▶ Problem to solve: From the listing below, copy word for word every line starting at the one that includes "Rebuild this chart" and ending at the one that includes "marker=dict(color=RED, line=dict(width=0))))"; the pictures are omitted.

[Source code of charts]
-- START --

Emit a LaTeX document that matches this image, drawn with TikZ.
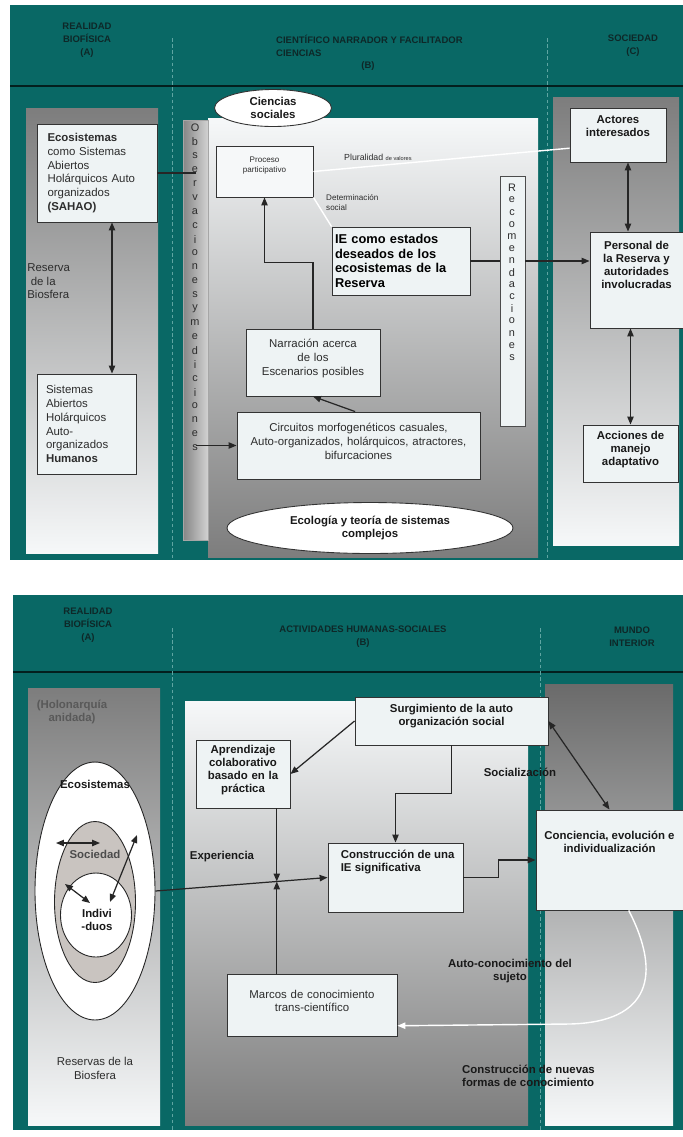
\documentclass[tikz,border=0pt]{standalone}
\usepackage{fontspec}
\setmainfont{Liberation Sans}
\usepackage{tikz}
\usetikzlibrary{arrows.meta,shapes.geometric,positioning,calc,fit}

\definecolor{tealbg}{RGB}{9,104,101}
\definecolor{headcol}{RGB}{14,40,40}
\definecolor{sepcol}{RGB}{95,165,162}
\definecolor{boxfill}{RGB}{238,243,244}
\definecolor{panelgray}{RGB}{125,125,125}
\definecolor{panelwhite}{RGB}{246,248,249}
\definecolor{socfill}{RGB}{201,196,192}
\definecolor{txtcol}{RGB}{45,45,45}

\tikzset{
  box/.style={draw=black!80, line width=0.5pt, fill=boxfill, inner sep=0pt},
  txt/.style={font=\fontsize{6.5}{7.9}\selectfont, text=txtcol},
  btxt/.style={font=\fontsize{6.5}{7.4}\selectfont\bfseries, text=black!90},
  tinytxt/.style={font=\fontsize{4.6}{5.6}\selectfont, text=txtcol},
  headtxt/.style={font=\fontsize{5.4}{7.4}\selectfont\bfseries, text=headcol, align=center},
  vlet/.style={font=\fontsize{6.2}{7}\selectfont, text=txtcol, inner sep=0pt},
  conn/.style={draw=black!85, line width=0.7pt},
  arr/.style={conn, -{Triangle[length=4.5pt,width=3.6pt]}},
  dblarr/.style={conn, {Triangle[length=4.5pt,width=3.6pt]}-{Triangle[length=4.5pt,width=3.6pt]}},
  whitearr/.style={draw=white, line width=0.8pt, -{Triangle[length=4.5pt,width=3.6pt]}},
  sepline/.style={draw=sepcol, line width=0.5pt, dash pattern=on 2pt off 1.5pt},
  oval/.style={ellipse, draw=black!80, line width=0.5pt, fill=white, inner sep=0pt},
}

\begin{document}
\begin{tikzpicture}[x=0.02cm, y=-0.02cm]
  \useasboundingbox (0,0) rectangle (683,1137);
  \fill[white] (0,0) rectangle (683,1137);

  % ===== upper chart =====
  \fill[tealbg] (10,5) rectangle (683,560);
  \draw[black!70!tealbg, line width=0.6pt] (10,86) -- (683,86);
  \draw[sepline] (172,38) -- (172,560);
  \draw[sepline] (547,38) -- (547,560);
  % column headers
  \node[headtxt] (hA) at (87,40) {REALIDAD\\BIOFÍSICA\\(A)};
  \node[headtxt, align=left, anchor=west] (hB) at (270,46) {CIENTÍFICO NARRADOR Y FACILITADOR\\CIENCIAS};
  \node[headtxt] (hBl) at (368,66) {(B)};
  \node[headtxt] (hC) at (633,46) {SOCIEDAD\\(C)};
  % column panels
  \shade[top color=panelgray, middle color=gray!35, bottom color=panelwhite] (26,108) rectangle (158,553);
  \shade[top color=panelwhite, middle color=gray!25, bottom color=panelgray] (208,118) rectangle (538,557);
  \shade[top color=panelgray, middle color=gray!35, bottom color=panelwhite] (553,97) rectangle (679,545);

  % column A
  \node[box, fit={(37,124) (157,222)},
        label={[txt, text width=1.98cm, align=left]center:{\textbf{Ecosistemas}\\como Sistemas\\Abiertos\\Holárquicos Auto\\organizados\\\textbf{(SAHAO)}}}] (eco) {};
  \node[box, fit={(37,374) (136,474)},
        label={[txt, text width=1.62cm, align=left]center:{Sistemas\\Abiertos\\Holárquicos\\Auto-\\organizados\\\textbf{Humanos}}}] (sis) {};
  \node[txt, align=left, anchor=north west, inner sep=0pt] (resA) at (27,263) {Reserva\\\hspace{2pt}de la\\Biosfera};

  % vertical bars
  \node[fit={(183,120) (208,540)}, inner sep=0pt, draw=gray!70, left color=gray!95, right color=gray!35] (obs) {};
  \foreach \l [count=\i from 0] in {O,b,s,e,r,v,a,c,i,o,n,e,s,y,m,e,d,i,c,i,o,n,e,s}
    \node[vlet] (obs\i) at (195,{128+13.9*\i}) {\l};
  \node[fit={(500,176) (525,426)}, inner sep=0pt, draw=black!70, fill=boxfill] (rec) {};
  \foreach \l [count=\i from 0] in {R,e,c,o,m,e,n,d,a,c,i,o,n,e,s}
    \node[vlet] (rec\i) at (512,{188+12.1*\i}) {\l};

  % column B
  \node[oval, minimum width=2.34cm, minimum height=0.74cm, btxt, align=center] (csoc) at (273,108) {Ciencias\\sociales};
  \node[oval, minimum width=5.72cm, minimum height=1.02cm, btxt, align=center] (ecol) at (370,528) {Ecología y teoría de sistemas\\complejos};
  \node[box, fit={(216,146) (313,197)}, fill=panelwhite,
        label={[anchor=north, tinytxt, align=center, yshift=-3pt]north:{Proceso\\participativo}}] (pros) {};
  \node[tinytxt, anchor=west] (plur) at (338,157) {\fontsize{5}{6}\selectfont Pluralidad \fontsize{3.2}{4}\selectfont de valores};
  \node[tinytxt, align=left, anchor=north west] (detsoc) at (320,188) {Determinación\\social};
  \node[box, fit={(332,227) (470,295)},
        label={[font=\fontsize{7.3}{8.3}\selectfont\bfseries, text width=2.64cm, align=left]center:{IE como estados\\deseados de los\\ecosistemas de la\\Reserva}}] (ie) {};
  \node[box, fit={(246,329) (380,396)}, txt, align=center] (nar) {Narración acerca\\de los\\Escenarios posibles};
  \node[box, fit={(237,412) (480,479)}, txt, align=center] (circ)
    {Circuitos morfogenéticos casuales,\\Auto-organizados, holárquicos, atractores,\\bifurcaciones};

  % column C
  \node[box, fit={(570,108) (666,162)},
        label={[anchor=north, btxt, align=center, yshift=-1pt]north:{Actores\\interesados}}] (act) {};
  \node[box, fit={(590,232) (683,328)},
        label={[anchor=north, btxt, align=center, yshift=-2pt]north:{Personal de\\la Reserva y\\autoridades\\involucradas}}] (per) {};
  \node[box, fit={(583,425) (678,482)},
        label={[anchor=north, btxt, align=center]north:{Acciones de\\manejo\\adaptativo}}] (acc) {};

  % connectors
  \draw[conn] (eco.east) -- (eco.east -| obs.center);
  \draw[arr] (circ.west -| obs.center) -- (circ.west);
  \coordinate (ecoax) at (112,0);
  \draw[dblarr] (eco.south -| ecoax) -- (sis.north -| ecoax);
  \draw[draw=white, line width=0.8pt] (pros.east) -- ($(act.south west)!0.26!(act.north west)$);
  \draw[draw=white, line width=0.8pt] (pros.south east) -- (ie.north west);
  \draw[arr] (nar.north) -- ++(0,-66) -| (pros.south);
  \draw[arr] ($(circ.north west)!0.486!(circ.north east)$) -- (nar.south);
  \draw[conn] (ie.east) -- (ie.east -| rec.west);
  \draw[arr] (ie.east -| rec.east) -- (ie.east -| per.west);
  \coordinate (actax) at (628,0);
  \draw[dblarr] (act.south -| actax) -- (per.north -| actax);
  \draw[dblarr] (per.south -| acc.north) -- (acc.north);

  % ===== lower chart =====
  \fill[tealbg] (13,595) rectangle (683,1130);
  \draw[black!70!tealbg, line width=0.6pt] (13,672) -- (683,672);
  \draw[sepline] (172,628) -- (172,1130);
  \draw[sepline] (540,628) -- (540,1130);
  \node[headtxt] (hA2) at (88,625) {REALIDAD\\BIOFÍSICA\\(A)};
  \node[headtxt] (hB2) at (363,637) {ACTIVIDADES HUMANAS-SOCIALES\\(B)};
  \node[headtxt] (hC2) at (632,637) {MUNDO\\INTERIOR};
  \shade[top color=panelgray, middle color=gray!35, bottom color=panelwhite] (28,688) rectangle (160,1125);
  \shade[top color=panelwhite, middle color=gray!22, bottom color=panelgray] (185,701) rectangle (528,1125);
  \shade[top color=panelgray!85!black, middle color=gray!30, bottom color=panelwhite] (545,684) rectangle (673,1125);

  % nested holarchy
  \node[btxt, text=black!65, align=center] (holo) at (72,712) {(Holonarquía\\anidada)};
  \node[ellipse, draw=black!85, line width=0.5pt, fill=white, minimum width=2.4cm, minimum height=5.16cm] (ecos) at (95,891) {};
  \node[ellipse, draw=black!85, line width=0.5pt, fill=socfill, minimum width=1.62cm, minimum height=3.22cm] (soc) at (95,902) {};
  \node[ellipse, draw=black!85, line width=0.5pt, fill=white, minimum width=1.42cm, minimum height=1.68cm] (ind) at (96,915) {};
  \node[btxt] (ecoslab) at (95,784) {Ecosistemas};
  \node[btxt, text=black!70] (soclab) at (95,854) {Sociedad};
  \node[btxt, align=center] (indlab) at (97,920) {Indivi\\-duos};
  \coordinate (sa1) at (56,843);  \coordinate (sa2) at (100,843);
  \coordinate (sb1) at (65,884);  \coordinate (sb2) at (90,903);
  \coordinate (sc1) at (137,835); \coordinate (sc2) at (110,902);
  \draw[dblarr] (sa1) -- (sa2);
  \draw[dblarr] (sb1) -- (sb2);
  \draw[dblarr] (sc1) -- (sc2);
  \node[txt, align=center] (resB) at (95,1068) {Reservas de la\\Biosfera};

  % column B boxes
  \node[box, fit={(355,697) (548,745)},
        label={[anchor=north, btxt, align=center, yshift=-1pt]north:{Surgimiento de la auto\\organización social}}] (surg) {};
  \node[box, fit={(196,740) (290,808)}, btxt, align=center] (apr) {Aprendizaje\\colaborativo\\basado en la\\práctica};
  \node[box, fit={(328,843) (463,912)},
        label={[anchor=north west, btxt, align=left, yshift=-1pt, xshift=4pt]north west:{Construcción de una\\IE significativa}}] (cons) {};
  \node[box, fit={(227,974) (397,1036)}, txt, align=center] (marc) {Marcos de conocimiento\\trans-científico};
  \node[box, fit={(536,810) (683,910)},
        label={[anchor=north, btxt, align=center, yshift=-9pt]north:{Conciencia, evolución e\\individualización}}] (conc) {};
  \node[btxt] (expl) at (222,857) {Experiencia};
  \node[btxt] (socl) at (520,772) {Socialización};
  \node[btxt, align=center] (autol) at (510,971) {Auto-conocimiento del\\sujeto};
  \node[btxt, align=left, anchor=north west] (nuevl) at (456,1059) {Construcción de nuevas\\formas de conocimiento};

  % connectors
  \draw[arr] (ecos.east) -- (cons.west);
  \coordinate (xing) at ($(ecos.east)!0.705!(cons.west)$);
  \draw[arr] (apr.south -| xing) -- (xing);
  \draw[arr] (marc.north -| xing) -- (xing);
  \draw[arr] (surg.west) -- (apr.east);
  \draw[arr] (surg.south) -- ++(0,48) -| (cons.north);
  \draw[arr] (cons.east) -- ++(35,0) |- (conc.west);
  \draw[dblarr] (surg.east) -- (conc.north);
  \draw[whitearr] ($(conc.south west)!0.63!(conc.south east)$) .. controls (662,975) and (650,1022) .. (570,1024)
    -- ($(marc.south east)!0.17!(marc.north east)$);
\end{tikzpicture}
\end{document}
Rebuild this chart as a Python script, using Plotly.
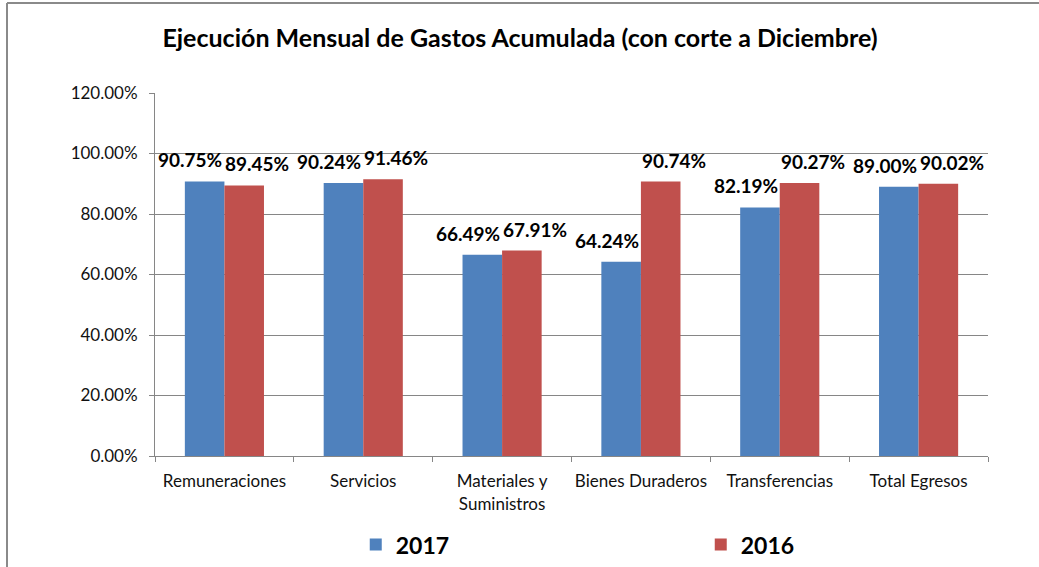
import plotly.graph_objects as go

categories = ["Remuneraciones", "Servicios", "Materiales y<br>Suministros",
              "Bienes Duraderos", "Transferencias", "Total Egresos"]
values_2017 = [90.75, 90.24, 66.49, 64.24, 82.19, 89.00]
values_2016 = [89.45, 91.46, 67.91, 90.74, 90.27, 90.02]
series_names = ["2017", "2016"]
y_ticks = [0, 20, 40, 60, 80, 100, 120]

FONT = "Lato, Carlito, Calibri, sans-serif"
BLUE = "#4F81BD"
RED = "#C0504D"
GRID = "#868686"

fig = go.Figure()
fig.add_trace(go.Bar(x=categories, y=values_2017, name="<b>" + series_names[0] + "</b>",
                     marker=dict(color=BLUE, line=dict(width=0))))
fig.add_trace(go.Bar(x=categories, y=values_2016, name="<b>" + series_names[1] + "</b>",
                     marker=dict(color=RED, line=dict(width=0))))

annotations = []
for vals, shift in ((values_2017, -34), (values_2016, 33)):
    for c, v in zip(categories, vals):
        annotations.append(dict(
            x=c, y=v, xref="x", yref="y", text="<b>" + f"{v:.2f}%" + "</b>",
            showarrow=False, xshift=shift, yshift=8, yanchor="bottom", xanchor="center",
            font=dict(family=FONT, size=19, color="#000000"),
        ))

L, R, T, B = 155, 51, 93, 111
PW = 1039 - L - R
PH = 567 - T - B
fy = (PH + T - 3) / PH
fx = (7 - L) / PW

fig.update_layout(
    width=1039, height=567,
    margin=dict(l=L, r=R, t=T, b=B, autoexpand=False),
    paper_bgcolor="white", plot_bgcolor="white",
    barmode="group", bargap=0.43, bargroupgap=0,
    title=dict(text="<b>Ejecución Mensual de Gastos Acumulada (con corte a Diciembre)</b>",
               x=0.5005, xref="container", xanchor="center",
               y=0.933, yref="container", yanchor="middle",
               font=dict(family=FONT, size=25, color="#000000")),
    font=dict(family=FONT, color="#111111"),
    showlegend=True,
    legend=dict(orientation="h", x=0.241, xanchor="left", y=-0.185, yanchor="top",
                entrywidth=300, entrywidthmode="pixels",
                font=dict(family=FONT, size=23, color="#000000"),
                itemclick=False, traceorder="normal"),
    annotations=annotations,
    shapes=[
        dict(type="line", xref="paper", yref="paper",
             x0=fx, x1=1.2, y0=fy, y1=fy,
             line=dict(color="#8a8a8a", width=2)),
        dict(type="line", xref="paper", yref="paper",
             x0=fx, x1=fx, y0=fy, y1=-0.5,
             line=dict(color="#8a8a8a", width=2)),
    ],
)

fig.update_yaxes(range=[0, 120], tickvals=y_ticks,
                 ticktext=[f"{v:.2f}%" for v in y_ticks],
                 showgrid=True, gridcolor=GRID, gridwidth=1,
                 showline=True, linecolor=GRID, linewidth=1,
                 ticks="outside", ticklen=5, tickcolor=GRID, ticklabelstandoff=8,
                 tickfont=dict(family=FONT, size=17, color="#111111"),
                 zeroline=False, automargin=False)
fig.update_xaxes(showline=True, linecolor=GRID, linewidth=1,
                 ticks="outside", ticklen=5, tickcolor=GRID, tickson="boundaries",
                 tickangle=0, ticklabelstandoff=10,
                 tickfont=dict(family=FONT, size=17, color="#111111"),
                 automargin=False)

fig.write_html("out.html", config={"displayModeBar": False},
               post_script="document.body.style.margin='0';")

-- END --

▶ Output of the exercise:
Rebuild this chart as a Python script, using Plotly.
import plotly.graph_objects as go

categories = ["Remuneraciones", "Servicios", "Materiales y<br>Suministros",
              "Bienes Duraderos", "Transferencias", "Total Egresos"]
values_2017 = [90.75, 90.24, 66.49, 64.24, 82.19, 89.00]
values_2016 = [89.45, 91.46, 67.91, 90.74, 90.27, 90.02]
series_names = ["2017", "2016"]
y_ticks = [0, 20, 40, 60, 80, 100, 120]

FONT = "Lato, Carlito, Calibri, sans-serif"
BLUE = "#4F81BD"
RED = "#C0504D"
GRID = "#868686"

fig = go.Figure()
fig.add_trace(go.Bar(x=categories, y=values_2017, name="<b>" + series_names[0] + "</b>",
                     marker=dict(color=BLUE, line=dict(width=0))))
fig.add_trace(go.Bar(x=categories, y=values_2016, name="<b>" + series_names[1] + "</b>",
                     marker=dict(color=RED, line=dict(width=0))))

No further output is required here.